家業は、東京都足立区内の中堅運送会社「藤倉運輸」。母親が社長。長男の藤倉さんが常務。実質、亡き父親の後継ぎだ。「不況なので、何でも運ぶ」。保有トラックは4トン車17台。昔は化学樹脂加工品を主に配送したが、「専門分野だけでは、経営は成り立たない」。
運送会社の悲喜こもごもを知る“ジュニア”が5年前、求荷求車のオンライン物流サイト「Tr@Box.net(トラボックスネット)」を立ち上げた。「とにかく、敷居を低く」。運送会社の現状を知るだけに、当初は「無料会員制」でスタートしたほど。
初めてパソコンを購入したのは、サイト開設1年前。日立製作所製のA4版ノートパソコンだった。当時は、「パソコンを開くことはほとんどなかった」。
今では、「簡単なホームページは作れる」程度にリテラシーは向上した。それでも、「ITは分からないことだらけ」という。「使う側の1人として」新たなコンテンツづくりにアイデアを巡らすのが、トラボックス社長の役どころとわきまえている。
運送会社は全国に約6万社弱。だが、「インターネットに繋がるパソコンの導入率は2割にも満たない」そうだ。「マウス1つでうちのサイトは使える。ITを使えば効率良く仕事が見つかる」と説く。

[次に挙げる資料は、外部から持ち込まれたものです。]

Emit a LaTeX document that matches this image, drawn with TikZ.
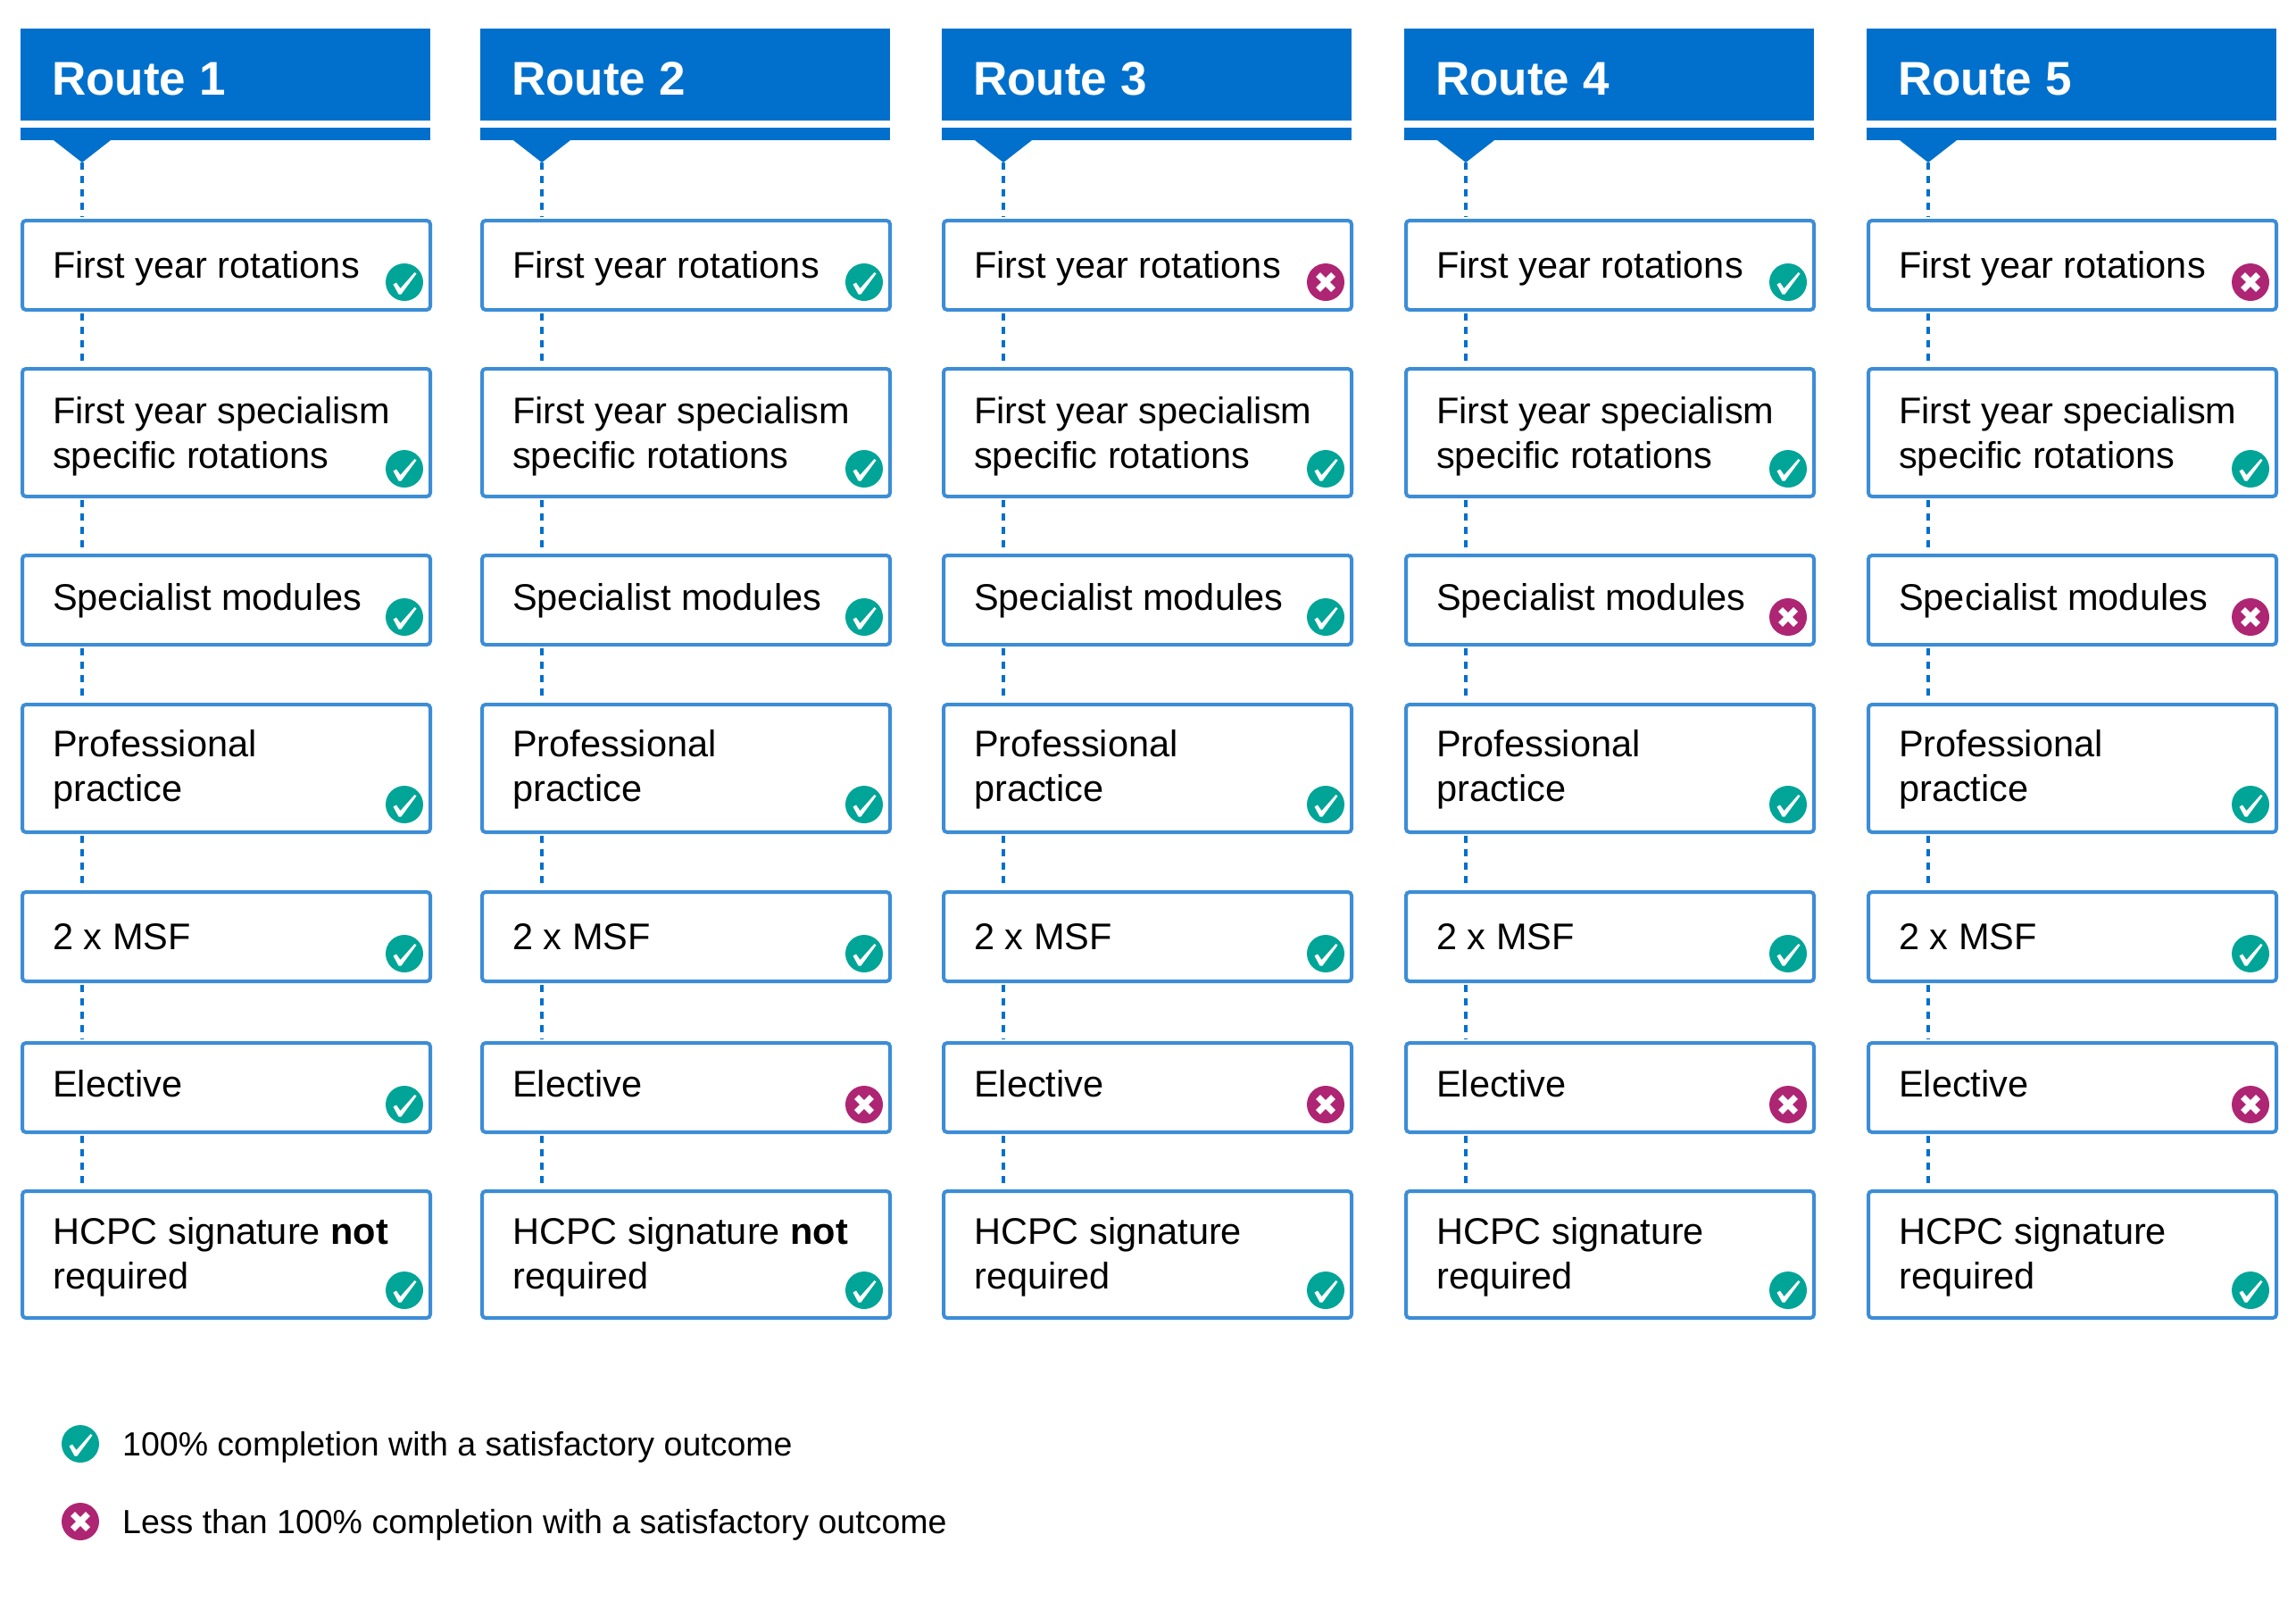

「“仕事を探すサイト”としての役割だけでなく、運送会社同士が悩みを交わす“情報交換の場”にする。運送業界の底上げに貢献する」のが夢だ。会員数が国内最大規模のサイトという「スケールメリットを生かし、啓発を続けたい」と、運送会社に向けたパソコン普及活動に余念がない。
プロフィール
藤倉 泰徳
(ふじくら やすのり)1967年生まれ、37歳。明治大学法学部法律学科中退。87年11月、日通北千住運輸に入社。「ペリカン便」の運転手を1年半経験後、実家の「藤倉運輸」で運転手。94年9月、藤倉運輸の常務取締役に就任。00年6月、トラボックスの社長に就任。現在、東京トラック協会副本部長、関東トラック協会青年部副会長など、運送業界団体の要職にある。